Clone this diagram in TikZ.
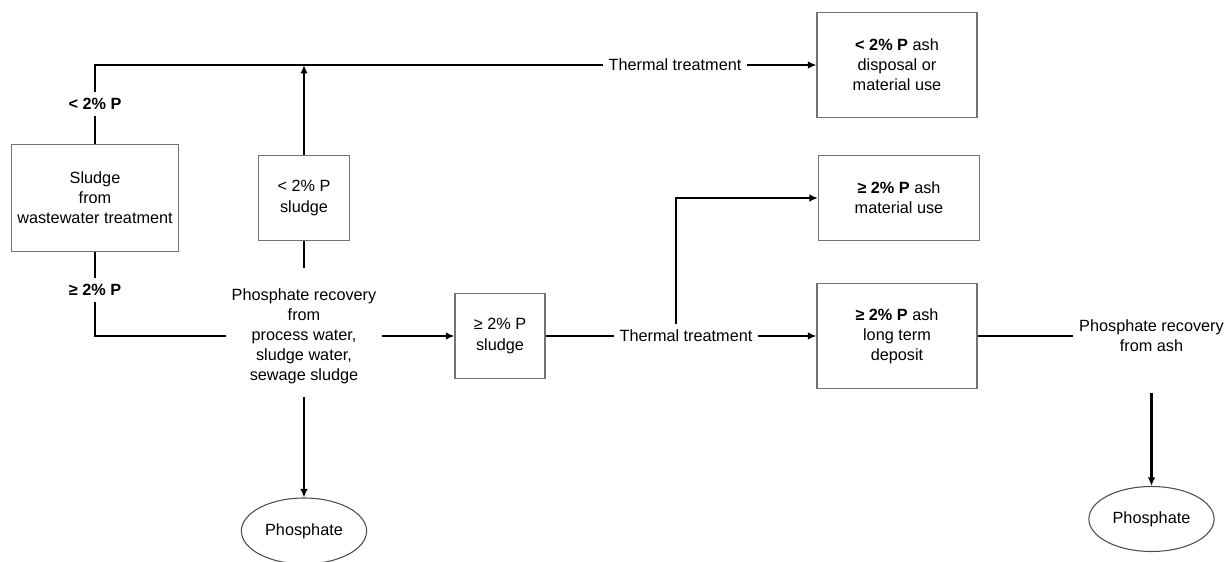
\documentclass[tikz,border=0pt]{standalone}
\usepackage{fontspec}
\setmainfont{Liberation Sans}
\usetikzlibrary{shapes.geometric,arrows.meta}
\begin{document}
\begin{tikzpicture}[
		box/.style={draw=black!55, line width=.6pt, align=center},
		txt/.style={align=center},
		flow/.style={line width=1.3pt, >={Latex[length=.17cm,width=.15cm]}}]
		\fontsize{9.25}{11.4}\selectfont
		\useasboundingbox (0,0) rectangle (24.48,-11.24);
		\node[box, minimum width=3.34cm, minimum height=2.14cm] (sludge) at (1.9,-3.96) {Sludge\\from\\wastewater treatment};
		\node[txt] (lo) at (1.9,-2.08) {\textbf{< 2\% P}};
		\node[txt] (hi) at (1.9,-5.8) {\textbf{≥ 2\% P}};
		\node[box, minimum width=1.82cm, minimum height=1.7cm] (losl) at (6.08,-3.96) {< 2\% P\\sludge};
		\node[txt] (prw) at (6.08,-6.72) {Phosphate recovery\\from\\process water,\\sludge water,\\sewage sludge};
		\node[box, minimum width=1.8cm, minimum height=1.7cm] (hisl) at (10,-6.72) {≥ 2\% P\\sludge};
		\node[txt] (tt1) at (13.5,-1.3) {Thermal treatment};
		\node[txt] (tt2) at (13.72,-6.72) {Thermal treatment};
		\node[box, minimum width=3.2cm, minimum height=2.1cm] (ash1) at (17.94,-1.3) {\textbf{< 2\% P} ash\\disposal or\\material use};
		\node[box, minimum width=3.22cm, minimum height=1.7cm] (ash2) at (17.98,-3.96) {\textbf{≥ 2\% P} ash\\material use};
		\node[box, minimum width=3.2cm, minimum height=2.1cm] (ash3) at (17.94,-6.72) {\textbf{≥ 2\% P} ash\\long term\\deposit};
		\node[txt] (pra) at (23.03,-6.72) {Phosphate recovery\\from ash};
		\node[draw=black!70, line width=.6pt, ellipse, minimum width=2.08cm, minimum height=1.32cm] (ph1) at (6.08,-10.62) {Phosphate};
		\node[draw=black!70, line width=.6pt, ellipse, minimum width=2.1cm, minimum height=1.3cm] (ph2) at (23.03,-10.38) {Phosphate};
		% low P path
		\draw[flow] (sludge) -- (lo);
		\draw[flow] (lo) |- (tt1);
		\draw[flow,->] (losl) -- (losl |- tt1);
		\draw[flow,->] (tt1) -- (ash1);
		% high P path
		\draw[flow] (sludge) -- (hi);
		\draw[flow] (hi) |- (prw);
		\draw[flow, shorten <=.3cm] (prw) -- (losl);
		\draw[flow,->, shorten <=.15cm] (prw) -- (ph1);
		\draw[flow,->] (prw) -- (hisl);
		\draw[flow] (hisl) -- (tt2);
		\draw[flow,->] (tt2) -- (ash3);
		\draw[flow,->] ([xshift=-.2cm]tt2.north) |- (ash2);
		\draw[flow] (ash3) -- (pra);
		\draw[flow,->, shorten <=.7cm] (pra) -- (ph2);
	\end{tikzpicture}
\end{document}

───

GIVEN INSTRUCTION: Transcribe all of the material exactly, leaving out whatever pictures it contains.

SOLUTION TO THE PROBLEM:
Clone this diagram in TikZ.
\documentclass[tikz,border=0pt]{standalone}
\usepackage{fontspec}
\setmainfont{Liberation Sans}
\usetikzlibrary{shapes.geometric,arrows.meta}
\begin{document}
\begin{tikzpicture}[
		box/.style={draw=black!55, line width=.6pt, align=center},
		txt/.style={align=center},
		flow/.style={line width=1.3pt, >={Latex[length=.17cm,width=.15cm]}}]
		\fontsize{9.25}{11.4}\selectfont
		\useasboundingbox (0,0) rectangle (24.48,-11.24);
		\node[box, minimum width=3.34cm, minimum height=2.14cm] (sludge) at (1.9,-3.96) {Sludge\\from\\wastewater treatment};
		\node[txt] (lo) at (1.9,-2.08) {\textbf{< 2\% P}};
		\node[txt] (hi) at (1.9,-5.8) {\textbf{≥ 2\% P}};
		\node[box, minimum width=1.82cm, minimum height=1.7cm] (losl) at (6.08,-3.96) {< 2\% P\\sludge};
		\node[txt] (prw) at (6.08,-6.72) {Phosphate recovery\\from\\process water,\\sludge water,\\sewage sludge};
		\node[box, minimum width=1.8cm, minimum height=1.7cm] (hisl) at (10,-6.72) {≥ 2\% P\\sludge};
		\node[txt] (tt1) at (13.5,-1.3) {Thermal treatment};
		\node[txt] (tt2) at (13.72,-6.72) {Thermal treatment};
		\node[box, minimum width=3.2cm, minimum height=2.1cm] (ash1) at (17.94,-1.3) {\textbf{< 2\% P} ash\\disposal or\\material use};
		\node[box, minimum width=3.22cm, minimum height=1.7cm] (ash2) at (17.98,-3.96) {\textbf{≥ 2\% P} ash\\material use};
		\node[box, minimum width=3.2cm, minimum height=2.1cm] (ash3) at (17.94,-6.72) {\textbf{≥ 2\% P} ash\\long term\\deposit};
		\node[txt] (pra) at (23.03,-6.72) {Phosphate recovery\\from ash};
		\node[draw=black!70, line width=.6pt, ellipse, minimum width=2.08cm, minimum height=1.32cm] (ph1) at (6.08,-10.62) {Phosphate};
		\node[draw=black!70, line width=.6pt, ellipse, minimum width=2.1cm, minimum height=1.3cm] (ph2) at (23.03,-10.38) {Phosphate};
		% low P path
		\draw[flow] (sludge) -- (lo);
		\draw[flow] (lo) |- (tt1);
		\draw[flow,->] (losl) -- (losl |- tt1);
		\draw[flow,->] (tt1) -- (ash1);
		% high P path
		\draw[flow] (sludge) -- (hi);
		\draw[flow] (hi) |- (prw);
		\draw[flow, shorten <=.3cm] (prw) -- (losl);
		\draw[flow,->, shorten <=.15cm] (prw) -- (ph1);
		\draw[flow,->] (prw) -- (hisl);
		\draw[flow] (hisl) -- (tt2);
		\draw[flow,->] (tt2) -- (ash3);
		\draw[flow,->] ([xshift=-.2cm]tt2.north) |- (ash2);
		\draw[flow] (ash3) -- (pra);
		\draw[flow,->, shorten <=.7cm] (pra) -- (ph2);
	\end{tikzpicture}
\end{document}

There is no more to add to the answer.